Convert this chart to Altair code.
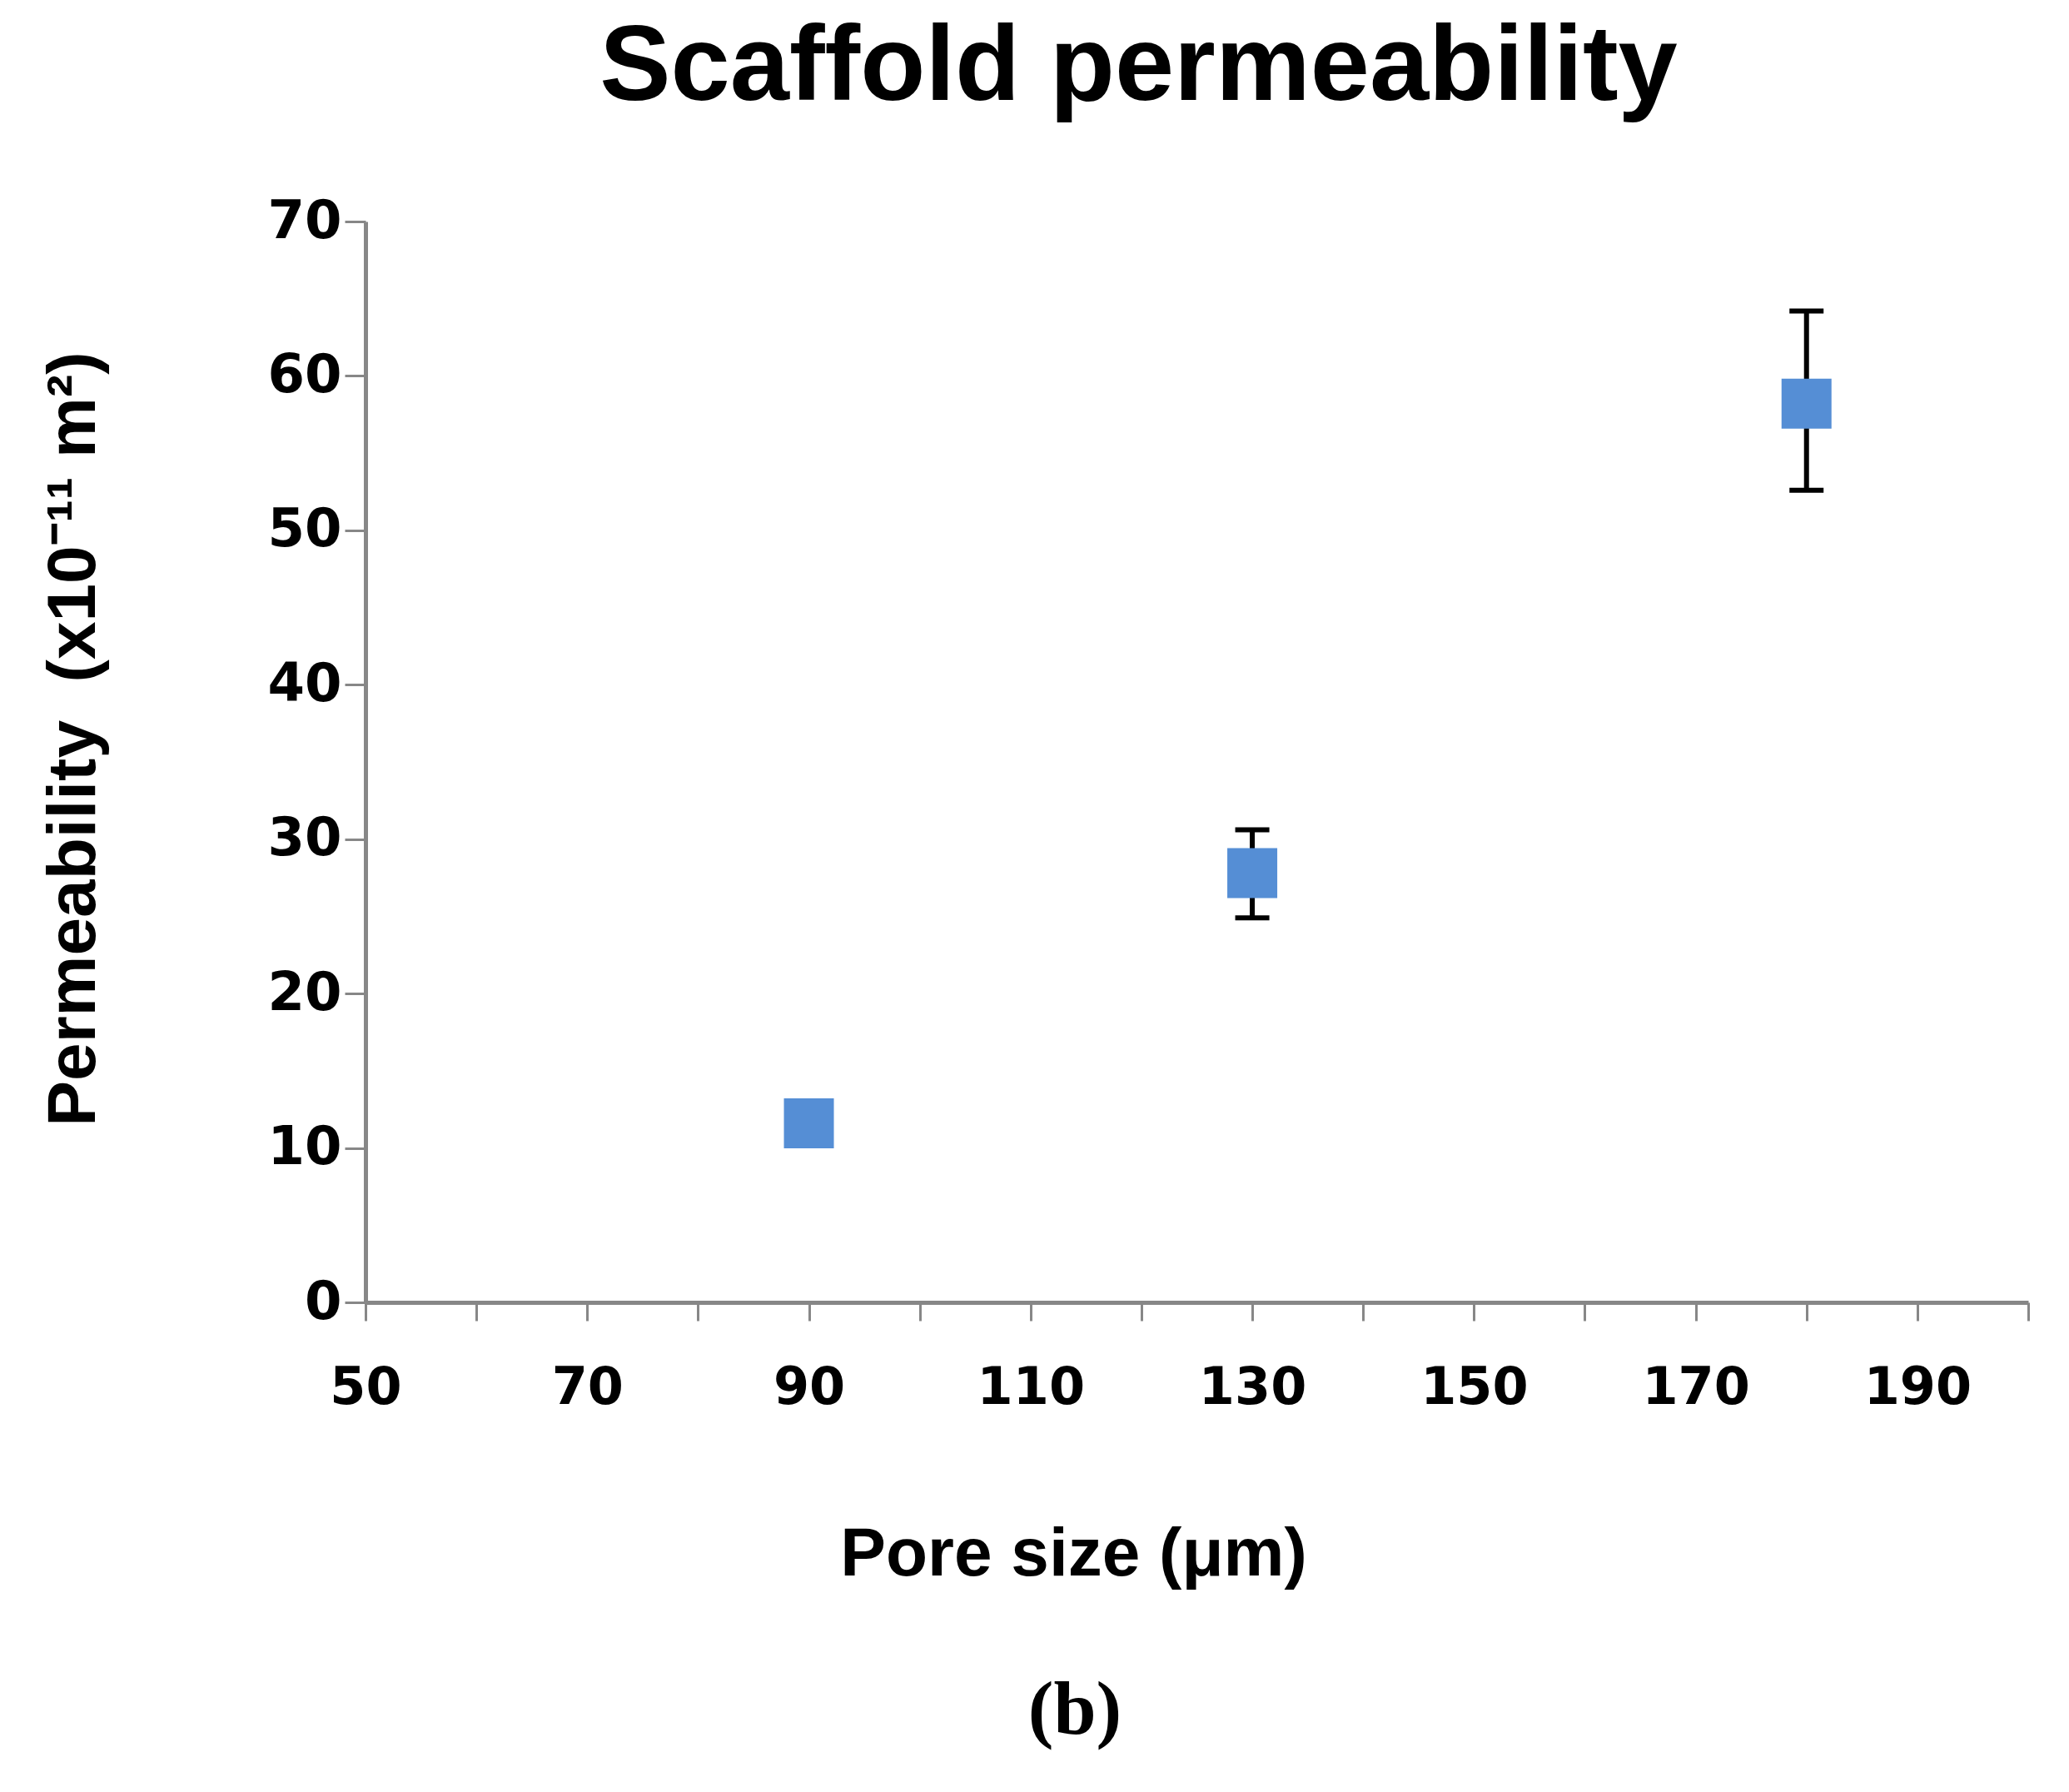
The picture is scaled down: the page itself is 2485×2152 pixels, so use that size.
import altair as alt
import pandas as pd

# ---- data ----
pore_size = [90, 130, 180]
permeability = [11.6, 27.8, 58.2]
err_pore = [130, 180]
err_low = [24.9, 52.6]
err_high = [30.6, 64.2]
x_ticks = list(range(50, 201, 10))
y_ticks = list(range(0, 71, 10))
caption_text = ["(b)"]

points = pd.DataFrame({"pore": pore_size, "perm": permeability})
errs = pd.DataFrame({"pore": err_pore, "lo": err_low, "hi": err_high})
caption = pd.DataFrame({"label": caption_text})

W, H = 1997, 1298
AXIS_GRAY = "#878787"
BLUE = "#558ED5"

x_scale = alt.Scale(domain=[50, 200], nice=False, zero=False)
y_scale = alt.Scale(domain=[0, 70], nice=False)

x_axis = alt.Axis(
    values=x_ticks,
    labelExpr="datum.value % 20 == 10 ? datum.label : ''",
    title="Pore size (μm)",
    grid=False,
    domainColor=AXIS_GRAY, domainWidth=5,
    tickColor=AXIS_GRAY, tickWidth=3, tickSize=22,
    labelFont="DejaVu Sans", labelFontWeight="bold", labelFontSize=62,
    labelColor="black", labelPadding=50, labelFlush=False, labelOverlap=False,
    titleFont="Liberation Sans", titleFontWeight="bold", titleFontSize=82,
    titleColor="black", titleX=850, titleY=327,
    titleBaseline="alphabetic", titleAlign="center",
)

y_axis = alt.Axis(
    values=y_ticks,
    title="Permeability\u00a0\u00a0(x10⁻¹¹ m²)",
    grid=False,
    domainColor=AXIS_GRAY, domainWidth=5,
    tickColor=AXIS_GRAY, tickWidth=3, tickSize=25,
    labelFont="DejaVu Sans", labelFontWeight="bold", labelFontSize=64,
    labelColor="black", labelPadding=4, labelFlush=False, labelOverlap=False,
    titleFont="Liberation Sans", titleFontWeight="bold", titleFontSize=82,
    titleColor="black", titleX=-326, titleY=621, titleAngle=270,
    titleBaseline="alphabetic", titleAlign="center",
)

rules = alt.Chart(errs).mark_rule(color="black", strokeWidth=6).encode(
    x=alt.X("pore:Q", scale=x_scale, axis=x_axis),
    y=alt.Y("lo:Q", scale=y_scale, axis=y_axis),
    y2="hi:Q",
)

caps_lo = alt.Chart(errs).mark_tick(
    color="black", orient="horizontal", size=41, thickness=6, opacity=1
).encode(
    x=alt.X("pore:Q", scale=x_scale, axis=x_axis),
    y=alt.Y("lo:Q", scale=y_scale, axis=y_axis),
)

caps_hi = alt.Chart(errs).mark_tick(
    color="black", orient="horizontal", size=41, thickness=6, opacity=1
).encode(
    x=alt.X("pore:Q", scale=x_scale, axis=x_axis),
    y=alt.Y("hi:Q", scale=y_scale, axis=y_axis),
)

pts = alt.Chart(points).mark_square(size=3600, color=BLUE, opacity=1, filled=True).encode(
    x=alt.X("pore:Q", scale=x_scale, axis=x_axis),
    y=alt.Y("perm:Q", scale=y_scale, axis=y_axis),
)

cap = alt.Chart(caption).mark_text(
    font="Liberation Serif", fontWeight="bold", fontSize=92,
    baseline="alphabetic", align="center", color="black",
).encode(
    x=alt.value(852), y=alt.value(1816), text="label:N",
)

chart = alt.layer(rules, caps_lo, caps_hi, pts, cap).properties(
    width=W, height=H,
    background="white",
    title=alt.TitleParams(
        text="Scaffold permeability",
        font="Liberation Sans", fontWeight="bold", fontSize=128, color="black",
        anchor="middle", frame="group", dx=-70, dy=127,
        baseline="alphabetic", offset=113,
    ),
    padding={"left": 431, "top": 258, "right": 30, "bottom": 560},
    autosize=alt.AutoSizeParams(type="none"),
).configure_view(stroke=None)

chart.save("out.html", embed_options={"renderer": "svg", "actions": False})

--------------------------------------------------

§ **DIRECTIONS**:
From the opening line of the listing above through the line bearing "y_scale = alt.Scale(domain=[0, 70], nice=False)", repeat each line exactly. Drop every picture.

§ **ANSWER**:
Convert this chart to Altair code.
The picture is scaled down: the page itself is 2485×2152 pixels, so use that size.
import altair as alt
import pandas as pd

# ---- data ----
pore_size = [90, 130, 180]
permeability = [11.6, 27.8, 58.2]
err_pore = [130, 180]
err_low = [24.9, 52.6]
err_high = [30.6, 64.2]
x_ticks = list(range(50, 201, 10))
y_ticks = list(range(0, 71, 10))
caption_text = ["(b)"]

points = pd.DataFrame({"pore": pore_size, "perm": permeability})
errs = pd.DataFrame({"pore": err_pore, "lo": err_low, "hi": err_high})
caption = pd.DataFrame({"label": caption_text})

W, H = 1997, 1298
AXIS_GRAY = "#878787"
BLUE = "#558ED5"

x_scale = alt.Scale(domain=[50, 200], nice=False, zero=False)
y_scale = alt.Scale(domain=[0, 70], nice=False)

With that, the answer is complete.